Tuesday, December 18News That Matters

A new medical school in Fort Worth could change health care for North Texas and beyond – Dallas News


As we recently sat across the table from Dr. Stuart D. Flynn, the dean of a new medical school being launched in Fort Worth, we couldn’t help but think of a classic New Yorker cartoon.  The drawing features a man looking down at a cat next to a litter box and saying “Never, ever think outside of the box.”

Flynn has been thinking outside of the box most of his career, much to the chagrin of some folks in his profession.  His latest project is also likely to lead to some stern looks — or worse — even as it breaks apart old ideas on how to train doctors in a world where medicine is changing.

Simply building a new medical school in this region is a bold and important step forward. The history and service of UT Southwestern are second to none. But one school can only do so much. And North Texas needs not only additional space for medical students, but also another place to train residents. This school gives us that opportunity.

Flynn’s new school is recruiting its first class now. And it has a very different approach from other schools.  For example, it’s eschewing typical lecture-style classes. Instead students will watch podcasts and then come in for hands-on instruction.

And rather than subjecting students to a large volume of patients they never really get to know, the school is embracing a model that will pair students with practicing physicians.  Essentially, the students will become a member of a doctor’s practice, where they will get plenty of exposure to patients whom they will also get to know personally. This will enable students to see how conditions improve or evolve over time.

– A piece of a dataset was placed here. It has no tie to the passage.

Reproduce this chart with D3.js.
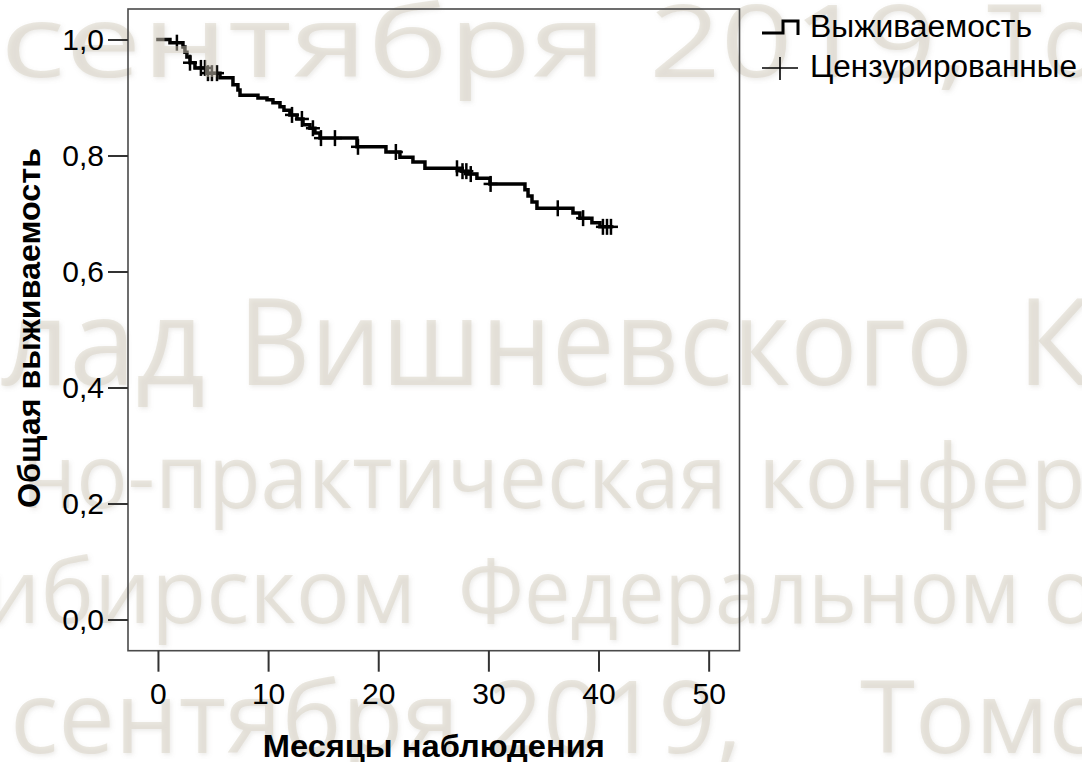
<!DOCTYPE html>
<html><head><meta charset="utf-8">
<script src="https://cdn.jsdelivr.net/npm/d3@7"></script>
<style>body{margin:0;background:#fff;overflow:hidden}</style>
</head><body>
<svg id="chart" width="1082" height="762"></svg>
<script>
// ---- data ----
const eventTimes = [1.09, 2.27, 2.45, 2.63, 2.91, 3.36, 4.45, 5.63, 6.81, 7.26, 7.45, 9.08, 9.9, 10.44, 11.08, 11.44, 11.98, 12.62, 13.17, 13.8, 14.25, 14.71, 18.07, 20.7, 21.97, 23.15, 24.24, 27.6, 28.15, 28.96, 30.14, 33.32, 33.6, 33.96, 34.41, 37.68, 38.31, 39.4, 40.13];
const eventSurv  = [0.9945, 0.987, 0.978, 0.970, 0.960, 0.951, 0.942, 0.934, 0.922, 0.913, 0.904, 0.899, 0.896, 0.891, 0.884, 0.878, 0.870, 0.863, 0.853, 0.847, 0.839, 0.830, 0.815, 0.806, 0.797, 0.789, 0.778, 0.773, 0.768, 0.761, 0.751, 0.741, 0.730, 0.720, 0.709, 0.701, 0.692, 0.684, 0.677];
const censorTimes = [1.72, 2.91, 3.9, 4.27, 4.54, 4.9, 5.36, 12.17, 13.07, 14.07, 14.8, 16.07, 18.16, 21.6, 27.15, 27.65, 28.0, 28.4, 30.2, 36.3, 38.6, 40.4, 40.77, 41.13];
const lastTime = 41.13;
const xTicks = [0, 10, 20, 30, 40, 50];
const yTicks = [0, 0.2, 0.4, 0.6, 0.8, 1.0];
const xTitle = "Месяцы наблюдения";
const yTitle = "Общая выживаемость";
const legendLabels = ["Выживаемость", "Цензурированные"];
const watermarkLines = ["сентября", "2019,", "Томск", "Влад", "Вишневского", "К", "но-практическая", "конференция", "Сибирском", "Федеральном", "округе", "сентября 2019,", "Томск"];

// ---- layout ----
const frame = {left: 128, top: 9, right: 739.5, bottom: 650.7};
const svg = d3.select("#chart");

const defs = svg.append("defs");
const f = defs.append("filter").attr("id", "wmShadow").attr("x", "-5%").attr("y", "-5%").attr("width", "110%").attr("height", "120%");
f.append("feDropShadow").attr("dx", 1.5).attr("dy", 2).attr("stdDeviation", 2)
  .attr("flood-color", "#8a8478").attr("flood-opacity", 0.35);

const x = d3.scaleLinear().domain([-2.72, 52.8]).range([frame.left, frame.right]);
const y = d3.scaleLinear().domain([-0.0538, 1.0526]).range([frame.bottom, frame.top]);

const fmt = v => d3.format(".1f")(v).replace(".", ",");
const tickFont = "'Liberation Sans', Arial, sans-serif";

// survival function
const pts = [[0, 1]].concat(eventTimes.map((t, i) => [t, eventSurv[i]]));
pts.push([lastTime, eventSurv[eventSurv.length - 1]]);
function S(t) {
  let s = 1;
  for (let i = 0; i < eventTimes.length; i++) if (eventTimes[i] <= t) s = eventSurv[i];
  return s;
}

// curve
const line = d3.line().x(d => x(d[0])).y(d => y(d[1])).curve(d3.curveStepAfter);
svg.append("path").datum(pts).attr("d", line)
  .attr("fill", "none").attr("stroke", "#000").attr("stroke-width", 3.5)
  .attr("stroke-linejoin", "miter").attr("stroke-linecap", "square");

// censor marks
const cg = svg.append("g");
censorTimes.forEach(t => {
  const cx = x(t), cy = y(S(t));
  cg.append("line").attr("x1", cx - 7).attr("x2", cx + 7).attr("y1", cy).attr("y2", cy)
    .attr("stroke", "#000").attr("stroke-width", 2.5);
  cg.append("line").attr("x1", cx).attr("x2", cx).attr("y1", cy - 8).attr("y2", cy + 8)
    .attr("stroke", "#000").attr("stroke-width", 2.5);
});

// watermark (drawn over the plot, semi-transparent)
const wm = svg.append("g").attr("fill", "#d2cbbd").attr("fill-opacity", 0.45)
  .attr("filter", "url(#wmShadow)")
  .attr("font-family", "'Open Sans', 'Noto Sans', sans-serif");
const wmLayout = [
  {x: 0,    y: 77,  size: 100, len: 607, anchor: "start"},
  {x: 649,  y: 77,  size: 100, len: 320, anchor: "start"},
  {x: 987,  y: 77,  size: 100, len: null, anchor: "start"},
  {x: 205,  y: 385, size: 120, len: null, anchor: "end"},
  {x: 238,  y: 385, size: 120, len: 735, anchor: "start"},
  {x: 1017, y: 385, size: 120, len: null, anchor: "start"},
  {x: 22,   y: 508, size: 90,  len: 705, anchor: "start"},
  {x: 758,  y: 508, size: 90,  len: null, anchor: "start"},
  {x: 416,  y: 623, size: 90,  len: null, anchor: "end"},
  {x: 458,  y: 623, size: 90,  len: 562, anchor: "start"},
  {x: 1043, y: 623, size: 90,  len: null, anchor: "start"},
  {x: 10,   y: 753, size: 100, len: 732, anchor: "start"},
  {x: 860,  y: 753, size: 100, len: null, anchor: "start"}
];
watermarkLines.forEach((txt, i) => {
  const L = wmLayout[i];
  const t = wm.append("text").attr("x", L.x).attr("y", L.y)
    .attr("font-size", L.size).attr("text-anchor", L.anchor).text(txt);
  if (L.len) t.attr("textLength", L.len).attr("lengthAdjust", "spacingAndGlyphs");
});

// frame
svg.append("rect").attr("x", frame.left).attr("y", frame.top)
  .attr("width", frame.right - frame.left).attr("height", frame.bottom - frame.top)
  .attr("fill", "none").attr("stroke", "#4a4a4a").attr("stroke-width", 1.6);

// axes
const gy = svg.append("g").attr("transform", `translate(${frame.left},0)`)
  .call(d3.axisLeft(y).tickValues(yTicks).tickFormat(fmt).tickSize(20).tickPadding(4));
const gx = svg.append("g").attr("transform", `translate(0,${frame.bottom})`)
  .call(d3.axisBottom(x).tickValues(xTicks).tickFormat(d => d).tickSize(21).tickPadding(11));
[gx, gy].forEach(g => {
  g.select(".domain").remove();
  g.selectAll(".tick line").attr("stroke", "#333").attr("stroke-width", 2);
  g.selectAll(".tick text").attr("fill", "#000").attr("font-size", 30).attr("font-family", tickFont);
});

// titles
svg.append("text").attr("x", (frame.left + frame.right) / 2).attr("y", 757)
  .attr("text-anchor", "middle").attr("font-family", tickFont).attr("font-weight", "bold")
  .attr("font-size", 32).attr("textLength", 342).attr("lengthAdjust", "spacingAndGlyphs").text(xTitle);
svg.append("text").attr("transform", "translate(40,328) rotate(-90)")
  .attr("text-anchor", "middle").attr("font-family", tickFont).attr("font-weight", "bold")
  .attr("font-size", 32).attr("textLength", 360).attr("lengthAdjust", "spacingAndGlyphs").text(yTitle);

// legend
const lg = svg.append("g");
lg.append("path").attr("d", "M762,33 H783 V21 H798 V35")
  .attr("fill", "none").attr("stroke", "#000").attr("stroke-width", 3);
lg.append("line").attr("x1", 762).attr("x2", 798).attr("y1", 68).attr("y2", 68)
  .attr("stroke", "#000").attr("stroke-width", 1.6);
lg.append("line").attr("x1", 780).attr("x2", 780).attr("y1", 57).attr("y2", 80)
  .attr("stroke", "#000").attr("stroke-width", 1.6);
const legLen = [222, 267];
legendLabels.forEach((lab, i) => {
  lg.append("text").attr("x", 810).attr("y", 37 + i * 40)
    .attr("font-family", tickFont).attr("font-size", 31)
    .attr("textLength", legLen[i]).attr("lengthAdjust", "spacingAndGlyphs").text(lab);
});
</script>
</body></html>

If these ideas seem like common sense, they are a break from the more traditional model embraced by medical schools for the past century.  And to hear Flynn tell it, the idea is bigger than just trying something new. The aim is to ensure students get a quality education while also enhancing other critical skill sets, such as empathy and communications.

Truth be told, doctors tend to arrive with more than a little empathy.  The hope is that this type of education will help docs keep an eye on the whole patient — the actual human whose quality of life hangs in the balance — even while tackling acute or chronic conditions.  In a world that is shifting away from fee-for-service models to an approach that seeks to improve patient health, the work to be done at this school is likely to become increasingly important.

As for communications, we suspect we don’t need to belabor the importance of enhancing that skill in any profession, including medicine.  Under Flynn, the budding docs will learn how important it is to spend just 90 seconds listening to patients before diving in with penetrating questions.  People want to be heard, especially when it involves their health.

We can see a few places the school might improve, such as coming up with a better name.  Currently, the one they are running with is the TCU and UNTHSC School of Medicine. Texas Christian University is the school of record for this accredited medical school, and the University of North Texas Health Science Center is a crucial partner that will likely play a larger role as time goes on.

But at this early stage, we’re optimistic.  It is likely other schools will learn from the new model this school offers.  In any case, this school will help the metro area attract more medical professionals at a time when we have a shortage of doctors.  And that can only make us better off.